Take the following c code:

u8 text[12] = "Hello world";

This is converted to asm as a load of store this byte in that location (I can't remember the exact asm commands as the last time I did this it was for a GBA game I was working on), and the space it uses is sizeof( code Mode ) * 2 * 12 (I think I got this right, I'll do some test compiles later on, and post the results here). The code mode is 2 for thumb and 4 for arm mode (the DS uses both). if you put const at the start of the above code you would get something like this produced in asm (I think):

text:
.byte 'H','e','l','l','o',' ','w','o','r','l','d',0

Which is only 12 bytes, of course you whould not see the letters in the asm, it would be the ascii codes for the text.

The reason why grit does not produce a .o or a .bin file is down to simple economics of code debugging (I think, or at least it is to me). If you know what an image looks like on a screen, and you convert it to a 16 or 256 colour DS compatable image and want to confirm that everything is working correctly with the output which is easier to check? a .s file or a .o file?

In my current little project I'm spending a lot of time in a hex editor, which means that I'm going slightly insane with memory footprints of data, trying to get large amounts of data stored into a small area of memory with little overhead, and if these files were a .o file I could not do any confirming of data integrity after the conversion.

Oh and .bin files are ran though a program to convert them to a .s file which is then compiled into a .o file for inclusion in the final .nds file. So saving into a .bin file would just add an extra layer to the compile time.

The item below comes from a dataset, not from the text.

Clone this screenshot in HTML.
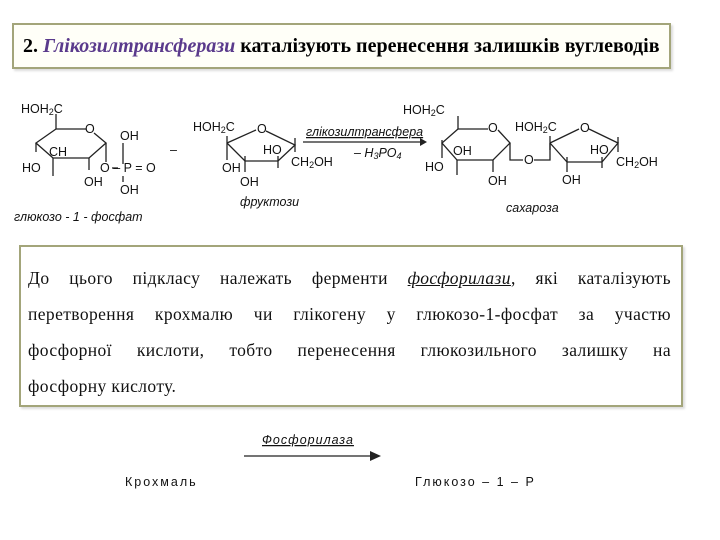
<!DOCTYPE html>
<html><head><meta charset="utf-8"><style>
body{margin:0;width:720px;height:540px;background:#fff;position:relative;overflow:hidden;font-family:"Liberation Sans",sans-serif}
.t{position:absolute;left:12px;top:23px;width:655px;height:42px;border:2px solid #a3a57a;background:#fffff8;box-shadow:2px 2px 2px #ddd}
.t span{position:absolute;left:9px;top:10px;font:bold 20px "Liberation Serif",serif;color:#000;white-space:nowrap}
.b{position:absolute;left:19px;top:245px;width:660px;height:158px;border:2px solid #a3a57a;background:#fff;box-shadow:2px 2px 2px #ddd}
.b div{position:absolute;left:7px;width:643px;font:17.5px "Liberation Serif",serif;letter-spacing:0.4px;color:#111;white-space:nowrap}
.j{text-align:justify;text-align-last:justify}
svg{position:absolute;left:0;top:0}
svg text{font-family:"Liberation Sans",sans-serif;font-size:12.5px;fill:#111}
</style></head><body>
<div class="t"><span>2. <i style="color:#5a3a8c">Глікозилтрансферази</i> каталізують перенесення залишків вуглеводів</span></div>
<svg width="720" height="540">
<g stroke="#222" stroke-width="1.3" fill="none">
<polyline points="56,129 86,129"/><polyline points="94,133 106,143 89,158 53,158 36,143 56,129"/>
<line x1="56" y1="129" x2="56" y2="114"/><line x1="36" y1="143" x2="36" y2="152"/><line x1="53" y1="158" x2="53" y2="176"/>
<line x1="89" y1="158" x2="89" y2="170"/><line x1="106" y1="143" x2="106" y2="162"/>
<line x1="123" y1="143" x2="123" y2="164"/><line x1="123" y1="176" x2="123" y2="182"/>
<line x1="112" y1="168" x2="118" y2="168"/>
<polyline points="227,143 256,130"/><polyline points="266,131 295,145 278,161 245,161 227,143"/>
<line x1="227" y1="136" x2="227" y2="160"/><line x1="295" y1="138" x2="295" y2="152"/>
<line x1="245" y1="156" x2="245" y2="172"/><line x1="278" y1="156" x2="278" y2="168"/>
<line x1="303" y1="142" x2="420" y2="142"/>
<polyline points="458,129 488,129"/><polyline points="498,130 510,143 493,160 457,160 442,143 458,129"/>
<line x1="458" y1="129" x2="458" y2="116"/><line x1="442" y1="140" x2="442" y2="158"/><line x1="457" y1="160" x2="457" y2="175"/>
<line x1="493" y1="160" x2="493" y2="172"/>
<polyline points="510,143 510,160 523,160"/><polyline points="534,160 550,160 550,143"/>
<polyline points="550,143 579,129"/><polyline points="589,129 618,143 602,162 567,162 550,143"/>
<line x1="550" y1="136" x2="550" y2="150"/><line x1="618" y1="137" x2="618" y2="152"/>
<line x1="567" y1="157" x2="567" y2="172"/><line x1="602" y1="157" x2="602" y2="168"/>
<line x1="244" y1="456" x2="372" y2="456"/>
</g>
<polygon points="420,138 427,142 420,146" fill="#222"/>
<polygon points="370,451 381,456 370,461" fill="#222"/>
<text x="21" y="113">HOH<tspan font-size="9" dy="2">2</tspan><tspan dy="-2">C</tspan></text>
<text x="85" y="133">O</text><text x="49" y="156">CH</text><text x="22" y="172">HO</text>
<text x="84" y="186">OH</text><text x="100" y="172">O – P = O</text>
<text x="120" y="140">OH</text><text x="120" y="194">OH</text>
<text x="14" y="221" font-style="italic">глюкозо - 1 - фосфат</text>
<text x="170" y="154">–</text>
<text x="193" y="131">HOH<tspan font-size="9" dy="2">2</tspan><tspan dy="-2">C</tspan></text>
<text x="257" y="133">O</text><text x="263" y="154">HO</text>
<text x="291" y="166">CH<tspan font-size="9" dy="2">2</tspan><tspan dy="-2">OH</tspan></text>
<text x="222" y="172">OH</text><text x="240" y="186">OH</text>
<text x="240" y="206" font-style="italic">фруктози</text>
<text x="306" y="136" font-style="italic" text-decoration="underline">глікозилтрансфера</text>
<text x="354" y="157" font-style="italic">– H<tspan font-size="9" dy="2">3</tspan><tspan dy="-2">PO</tspan><tspan font-size="9" dy="2">4</tspan></text>
<text x="403" y="114">HOH<tspan font-size="9" dy="2">2</tspan><tspan dy="-2">C</tspan></text>
<text x="488" y="132">O</text><text x="453" y="155">OH</text><text x="425" y="171">HO</text><text x="488" y="185">OH</text>
<text x="524" y="164">O</text>
<text x="515" y="131">HOH<tspan font-size="9" dy="2">2</tspan><tspan dy="-2">C</tspan></text>
<text x="580" y="132">O</text><text x="590" y="154">HO</text>
<text x="616" y="166">CH<tspan font-size="9" dy="2">2</tspan><tspan dy="-2">OH</tspan></text>
<text x="562" y="184">OH</text>
<text x="506" y="212" font-style="italic">сахароза</text>
<text x="262" y="444" font-size="15" letter-spacing="1" font-style="italic" text-decoration="underline" fill="#333">Фосфорилаза</text>
<text x="125" y="486" font-size="15" letter-spacing="2" fill="#333">Крохмаль</text>
<text x="415" y="486" font-size="15" letter-spacing="2" fill="#333">Глюкозо – 1 – Р</text>
</svg>
<div class="b">
<div class="j" style="top:21px">До цього підкласу належать ферменти <u><i>фосфорилази</i></u>, які каталізують</div>
<div class="j" style="top:57px">перетворення крохмалю чи глікогену у глюкозо-1-фосфат за участю</div>
<div class="j" style="top:93px">фосфорної кислоти, тобто перенесення глюкозильного залишку на</div>
<div style="top:129px">фосфорну кислоту.</div>
</div>
</body></html>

Please note that everything said above is from my observations on how the devkitPro's GBA stuff used to work when the GBA was out, and may not be indicative of how the compilers work now, also I sometimes sprout a load of garbage so some garbage may be in there as well, I've already been told once by WinterMute that something I've said on the forums is wrong and he needs to correct it, but he never said what it was, or where it was...

[Dark Dude]

dmaCopy's second parameter is a void pointer... but bgGetGfxPtr() returns a pointer to an unsigned short (u16*). I would gather that pointer arithmetic used on the return value would make it move 32*sizeof(u16), so 64 bytes.

OIC, yeah, that sounds correct.

There is no native 16 bit tiled format, I'm afraid. 16 bit Extended Rotation backgrounds are direct bitmaps and have only map data and no tiles. If you wanted to do tiles... you'd have to write the code yourself. I suppose the tiles would have to be just stored in main memory, and you could DMA a tile at a time (yuck) to create the background. Sounds messy but feasible.

Damn, so if I use Text, I essentially have to use the single 256 color palette for the entire screen? Drat. Although I guess 256 colors isn't that bad >_>

And in terms of Extrot backgrounds, they have only map data? How does that work? o_O

[Sylus101]

Well, you could surely do some kind of 16 bit tiled system... it would just take more manual coding of the system.

Ex-Rot backgrounds from that spec page (gbatek):

Of which, the "Extended" modes are sub-selected by BGxCNT bits:

BGxCNT.Bit7 BGxCNT.Bit2 Extended Affine Mode Selection
0 CharBaseLsb rot/scal with 16bit bgmap entries (Text+Affine mixup)
1 0 rot/scal 256 color bitmap
1 1 rot/scal direct color bitmap

Don't worry about the control register and bits, etc... Basically, an extended rotation background can either use 256 color tiles (basically like a text type background), be a direct 256 (8 bit) color bitmap or 16 bit bitmap. The latter 2 modes use no tile data.

With 8bit bitmap mode, the map is made up of 8 bit index entries from a 16 bit palette. With 16 bit bitmaps, the map is made up of direct 16 bit color values. When you initialize these types of backgrounds, the tilebase value is ignored and the mapbase uses a 16KB offset into memory instead of the 2KB offset used with tiled modes.

It's important to note, that a the pixel colors on a 16 bit background are 15 bit color and the 16th bit is an alpha value. If set (equal to 1) the color is shown. If not the color is not shown at all.